▶ INSTRUCTIONS FOR THE TASK: Write the data below out exactly as it stands. Do not include the pictures.

▶ SUPPLIED INFORMATION:
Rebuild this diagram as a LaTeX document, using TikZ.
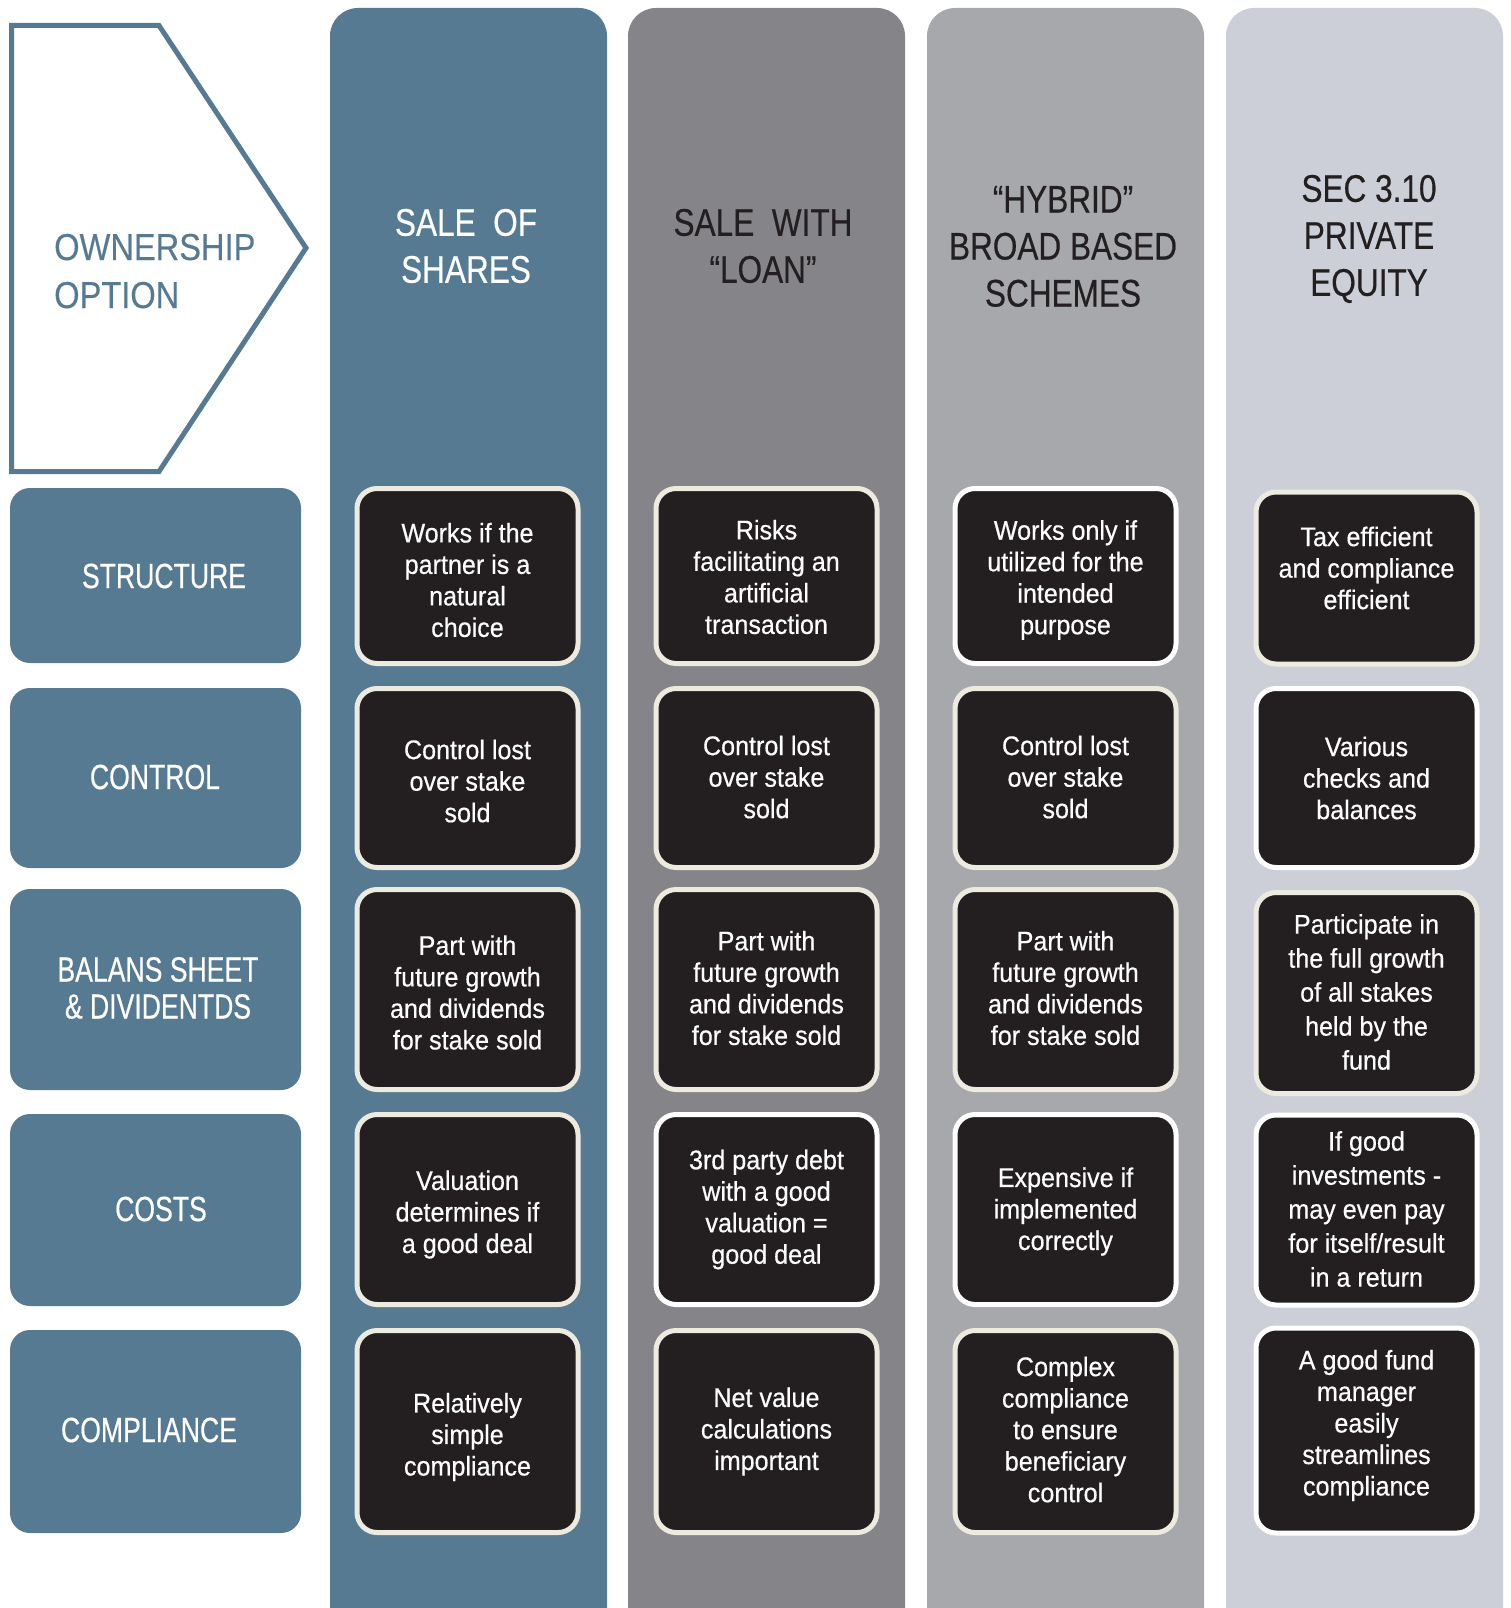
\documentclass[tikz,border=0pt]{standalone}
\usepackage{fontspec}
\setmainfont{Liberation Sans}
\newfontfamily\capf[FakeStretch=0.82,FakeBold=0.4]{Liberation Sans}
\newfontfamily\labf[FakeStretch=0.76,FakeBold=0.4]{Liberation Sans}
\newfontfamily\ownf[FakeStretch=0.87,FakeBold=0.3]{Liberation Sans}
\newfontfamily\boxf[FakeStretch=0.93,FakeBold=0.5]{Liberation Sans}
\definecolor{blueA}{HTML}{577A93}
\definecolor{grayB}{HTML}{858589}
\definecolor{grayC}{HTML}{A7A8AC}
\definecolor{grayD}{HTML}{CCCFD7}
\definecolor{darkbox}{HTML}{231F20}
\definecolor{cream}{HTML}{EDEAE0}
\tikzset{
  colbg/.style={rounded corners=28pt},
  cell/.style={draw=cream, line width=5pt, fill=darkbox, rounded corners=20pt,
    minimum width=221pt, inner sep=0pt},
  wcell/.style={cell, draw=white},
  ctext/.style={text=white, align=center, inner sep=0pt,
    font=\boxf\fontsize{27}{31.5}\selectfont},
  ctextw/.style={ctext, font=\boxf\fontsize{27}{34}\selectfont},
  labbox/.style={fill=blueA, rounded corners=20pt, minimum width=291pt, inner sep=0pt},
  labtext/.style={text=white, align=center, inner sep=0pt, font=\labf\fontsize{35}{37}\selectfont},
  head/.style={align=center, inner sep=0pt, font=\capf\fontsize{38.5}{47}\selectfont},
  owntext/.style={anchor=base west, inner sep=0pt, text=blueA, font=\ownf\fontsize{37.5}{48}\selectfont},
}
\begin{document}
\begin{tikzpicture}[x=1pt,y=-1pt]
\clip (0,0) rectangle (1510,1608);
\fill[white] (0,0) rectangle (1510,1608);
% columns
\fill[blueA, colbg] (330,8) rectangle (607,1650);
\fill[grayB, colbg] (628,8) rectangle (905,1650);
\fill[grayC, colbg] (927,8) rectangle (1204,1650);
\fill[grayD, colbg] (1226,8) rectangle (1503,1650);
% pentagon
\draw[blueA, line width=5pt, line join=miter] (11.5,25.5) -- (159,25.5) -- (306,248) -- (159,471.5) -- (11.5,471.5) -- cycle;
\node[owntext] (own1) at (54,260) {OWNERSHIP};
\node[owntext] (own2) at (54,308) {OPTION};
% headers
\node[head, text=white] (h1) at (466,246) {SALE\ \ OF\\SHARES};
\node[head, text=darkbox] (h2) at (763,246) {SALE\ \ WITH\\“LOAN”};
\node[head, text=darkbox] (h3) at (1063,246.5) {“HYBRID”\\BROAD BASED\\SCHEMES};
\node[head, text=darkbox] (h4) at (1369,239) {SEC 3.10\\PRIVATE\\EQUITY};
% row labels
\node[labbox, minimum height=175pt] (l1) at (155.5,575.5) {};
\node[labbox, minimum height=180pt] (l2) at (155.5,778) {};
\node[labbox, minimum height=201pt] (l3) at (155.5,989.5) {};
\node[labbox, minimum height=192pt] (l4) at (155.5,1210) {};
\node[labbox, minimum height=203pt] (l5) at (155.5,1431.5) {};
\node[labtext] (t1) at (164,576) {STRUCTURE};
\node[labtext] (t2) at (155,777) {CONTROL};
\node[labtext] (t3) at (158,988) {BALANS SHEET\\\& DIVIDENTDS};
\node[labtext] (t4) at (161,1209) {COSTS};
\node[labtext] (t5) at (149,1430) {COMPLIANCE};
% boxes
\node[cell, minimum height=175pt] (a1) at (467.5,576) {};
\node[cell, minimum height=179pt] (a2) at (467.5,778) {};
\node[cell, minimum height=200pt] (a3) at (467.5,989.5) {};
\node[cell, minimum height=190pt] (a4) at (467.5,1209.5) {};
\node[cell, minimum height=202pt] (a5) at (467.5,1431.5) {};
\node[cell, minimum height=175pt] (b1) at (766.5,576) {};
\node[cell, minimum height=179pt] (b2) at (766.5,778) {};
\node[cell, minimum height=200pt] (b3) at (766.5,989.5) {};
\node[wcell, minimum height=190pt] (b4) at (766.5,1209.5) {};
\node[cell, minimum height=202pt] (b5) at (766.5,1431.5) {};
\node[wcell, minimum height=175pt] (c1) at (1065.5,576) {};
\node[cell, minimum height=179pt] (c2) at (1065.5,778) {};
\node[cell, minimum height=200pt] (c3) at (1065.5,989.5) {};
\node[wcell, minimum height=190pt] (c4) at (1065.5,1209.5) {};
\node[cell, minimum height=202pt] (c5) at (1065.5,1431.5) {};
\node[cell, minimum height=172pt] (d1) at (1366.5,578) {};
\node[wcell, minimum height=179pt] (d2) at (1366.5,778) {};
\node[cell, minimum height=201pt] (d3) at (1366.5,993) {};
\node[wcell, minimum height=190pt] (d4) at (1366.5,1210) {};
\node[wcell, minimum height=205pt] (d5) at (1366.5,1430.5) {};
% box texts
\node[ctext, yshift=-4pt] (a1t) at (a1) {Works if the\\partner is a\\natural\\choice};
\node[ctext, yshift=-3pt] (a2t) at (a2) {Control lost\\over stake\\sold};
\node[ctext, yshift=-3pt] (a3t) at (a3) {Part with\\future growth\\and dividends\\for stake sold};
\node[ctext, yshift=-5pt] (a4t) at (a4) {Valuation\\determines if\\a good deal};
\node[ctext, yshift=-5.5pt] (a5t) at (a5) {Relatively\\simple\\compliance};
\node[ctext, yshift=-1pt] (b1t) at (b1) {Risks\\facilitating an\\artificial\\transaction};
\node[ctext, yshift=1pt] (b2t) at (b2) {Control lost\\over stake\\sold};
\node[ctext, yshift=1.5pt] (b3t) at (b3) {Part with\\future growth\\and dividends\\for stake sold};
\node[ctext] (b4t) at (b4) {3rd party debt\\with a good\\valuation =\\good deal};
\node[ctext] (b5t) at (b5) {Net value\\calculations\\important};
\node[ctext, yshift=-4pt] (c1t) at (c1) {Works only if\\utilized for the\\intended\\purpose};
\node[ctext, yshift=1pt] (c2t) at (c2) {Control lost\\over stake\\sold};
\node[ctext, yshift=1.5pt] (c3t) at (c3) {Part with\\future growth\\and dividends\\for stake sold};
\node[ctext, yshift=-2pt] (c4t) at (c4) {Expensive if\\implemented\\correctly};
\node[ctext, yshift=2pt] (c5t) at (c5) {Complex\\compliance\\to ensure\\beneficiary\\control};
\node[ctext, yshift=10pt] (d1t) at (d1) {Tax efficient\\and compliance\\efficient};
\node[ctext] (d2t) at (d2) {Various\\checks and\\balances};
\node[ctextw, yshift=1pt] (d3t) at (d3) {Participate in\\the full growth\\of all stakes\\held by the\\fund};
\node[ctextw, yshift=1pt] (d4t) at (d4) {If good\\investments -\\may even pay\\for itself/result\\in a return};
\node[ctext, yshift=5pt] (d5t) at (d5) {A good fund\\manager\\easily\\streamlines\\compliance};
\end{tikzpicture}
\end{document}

▶ COMPLETE OUTPUT:
Rebuild this diagram as a LaTeX document, using TikZ.
\documentclass[tikz,border=0pt]{standalone}
\usepackage{fontspec}
\setmainfont{Liberation Sans}
\newfontfamily\capf[FakeStretch=0.82,FakeBold=0.4]{Liberation Sans}
\newfontfamily\labf[FakeStretch=0.76,FakeBold=0.4]{Liberation Sans}
\newfontfamily\ownf[FakeStretch=0.87,FakeBold=0.3]{Liberation Sans}
\newfontfamily\boxf[FakeStretch=0.93,FakeBold=0.5]{Liberation Sans}
\definecolor{blueA}{HTML}{577A93}
\definecolor{grayB}{HTML}{858589}
\definecolor{grayC}{HTML}{A7A8AC}
\definecolor{grayD}{HTML}{CCCFD7}
\definecolor{darkbox}{HTML}{231F20}
\definecolor{cream}{HTML}{EDEAE0}
\tikzset{
  colbg/.style={rounded corners=28pt},
  cell/.style={draw=cream, line width=5pt, fill=darkbox, rounded corners=20pt,
    minimum width=221pt, inner sep=0pt},
  wcell/.style={cell, draw=white},
  ctext/.style={text=white, align=center, inner sep=0pt,
    font=\boxf\fontsize{27}{31.5}\selectfont},
  ctextw/.style={ctext, font=\boxf\fontsize{27}{34}\selectfont},
  labbox/.style={fill=blueA, rounded corners=20pt, minimum width=291pt, inner sep=0pt},
  labtext/.style={text=white, align=center, inner sep=0pt, font=\labf\fontsize{35}{37}\selectfont},
  head/.style={align=center, inner sep=0pt, font=\capf\fontsize{38.5}{47}\selectfont},
  owntext/.style={anchor=base west, inner sep=0pt, text=blueA, font=\ownf\fontsize{37.5}{48}\selectfont},
}
\begin{document}
\begin{tikzpicture}[x=1pt,y=-1pt]
\clip (0,0) rectangle (1510,1608);
\fill[white] (0,0) rectangle (1510,1608);
% columns
\fill[blueA, colbg] (330,8) rectangle (607,1650);
\fill[grayB, colbg] (628,8) rectangle (905,1650);
\fill[grayC, colbg] (927,8) rectangle (1204,1650);
\fill[grayD, colbg] (1226,8) rectangle (1503,1650);
% pentagon
\draw[blueA, line width=5pt, line join=miter] (11.5,25.5) -- (159,25.5) -- (306,248) -- (159,471.5) -- (11.5,471.5) -- cycle;
\node[owntext] (own1) at (54,260) {OWNERSHIP};
\node[owntext] (own2) at (54,308) {OPTION};
% headers
\node[head, text=white] (h1) at (466,246) {SALE\ \ OF\\SHARES};
\node[head, text=darkbox] (h2) at (763,246) {SALE\ \ WITH\\“LOAN”};
\node[head, text=darkbox] (h3) at (1063,246.5) {“HYBRID”\\BROAD BASED\\SCHEMES};
\node[head, text=darkbox] (h4) at (1369,239) {SEC 3.10\\PRIVATE\\EQUITY};
% row labels
\node[labbox, minimum height=175pt] (l1) at (155.5,575.5) {};
\node[labbox, minimum height=180pt] (l2) at (155.5,778) {};
\node[labbox, minimum height=201pt] (l3) at (155.5,989.5) {};
\node[labbox, minimum height=192pt] (l4) at (155.5,1210) {};
\node[labbox, minimum height=203pt] (l5) at (155.5,1431.5) {};
\node[labtext] (t1) at (164,576) {STRUCTURE};
\node[labtext] (t2) at (155,777) {CONTROL};
\node[labtext] (t3) at (158,988) {BALANS SHEET\\\& DIVIDENTDS};
\node[labtext] (t4) at (161,1209) {COSTS};
\node[labtext] (t5) at (149,1430) {COMPLIANCE};
% boxes
\node[cell, minimum height=175pt] (a1) at (467.5,576) {};
\node[cell, minimum height=179pt] (a2) at (467.5,778) {};
\node[cell, minimum height=200pt] (a3) at (467.5,989.5) {};
\node[cell, minimum height=190pt] (a4) at (467.5,1209.5) {};
\node[cell, minimum height=202pt] (a5) at (467.5,1431.5) {};
\node[cell, minimum height=175pt] (b1) at (766.5,576) {};
\node[cell, minimum height=179pt] (b2) at (766.5,778) {};
\node[cell, minimum height=200pt] (b3) at (766.5,989.5) {};
\node[wcell, minimum height=190pt] (b4) at (766.5,1209.5) {};
\node[cell, minimum height=202pt] (b5) at (766.5,1431.5) {};
\node[wcell, minimum height=175pt] (c1) at (1065.5,576) {};
\node[cell, minimum height=179pt] (c2) at (1065.5,778) {};
\node[cell, minimum height=200pt] (c3) at (1065.5,989.5) {};
\node[wcell, minimum height=190pt] (c4) at (1065.5,1209.5) {};
\node[cell, minimum height=202pt] (c5) at (1065.5,1431.5) {};
\node[cell, minimum height=172pt] (d1) at (1366.5,578) {};
\node[wcell, minimum height=179pt] (d2) at (1366.5,778) {};
\node[cell, minimum height=201pt] (d3) at (1366.5,993) {};
\node[wcell, minimum height=190pt] (d4) at (1366.5,1210) {};
\node[wcell, minimum height=205pt] (d5) at (1366.5,1430.5) {};
% box texts
\node[ctext, yshift=-4pt] (a1t) at (a1) {Works if the\\partner is a\\natural\\choice};
\node[ctext, yshift=-3pt] (a2t) at (a2) {Control lost\\over stake\\sold};
\node[ctext, yshift=-3pt] (a3t) at (a3) {Part with\\future growth\\and dividends\\for stake sold};
\node[ctext, yshift=-5pt] (a4t) at (a4) {Valuation\\determines if\\a good deal};
\node[ctext, yshift=-5.5pt] (a5t) at (a5) {Relatively\\simple\\compliance};
\node[ctext, yshift=-1pt] (b1t) at (b1) {Risks\\facilitating an\\artificial\\transaction};
\node[ctext, yshift=1pt] (b2t) at (b2) {Control lost\\over stake\\sold};
\node[ctext, yshift=1.5pt] (b3t) at (b3) {Part with\\future growth\\and dividends\\for stake sold};
\node[ctext] (b4t) at (b4) {3rd party debt\\with a good\\valuation =\\good deal};
\node[ctext] (b5t) at (b5) {Net value\\calculations\\important};
\node[ctext, yshift=-4pt] (c1t) at (c1) {Works only if\\utilized for the\\intended\\purpose};
\node[ctext, yshift=1pt] (c2t) at (c2) {Control lost\\over stake\\sold};
\node[ctext, yshift=1.5pt] (c3t) at (c3) {Part with\\future growth\\and dividends\\for stake sold};
\node[ctext, yshift=-2pt] (c4t) at (c4) {Expensive if\\implemented\\correctly};
\node[ctext, yshift=2pt] (c5t) at (c5) {Complex\\compliance\\to ensure\\beneficiary\\control};
\node[ctext, yshift=10pt] (d1t) at (d1) {Tax efficient\\and compliance\\efficient};
\node[ctext] (d2t) at (d2) {Various\\checks and\\balances};
\node[ctextw, yshift=1pt] (d3t) at (d3) {Participate in\\the full growth\\of all stakes\\held by the\\fund};
\node[ctextw, yshift=1pt] (d4t) at (d4) {If good\\investments -\\may even pay\\for itself/result\\in a return};
\node[ctext, yshift=5pt] (d5t) at (d5) {A good fund\\manager\\easily\\streamlines\\compliance};
\end{tikzpicture}
\end{document}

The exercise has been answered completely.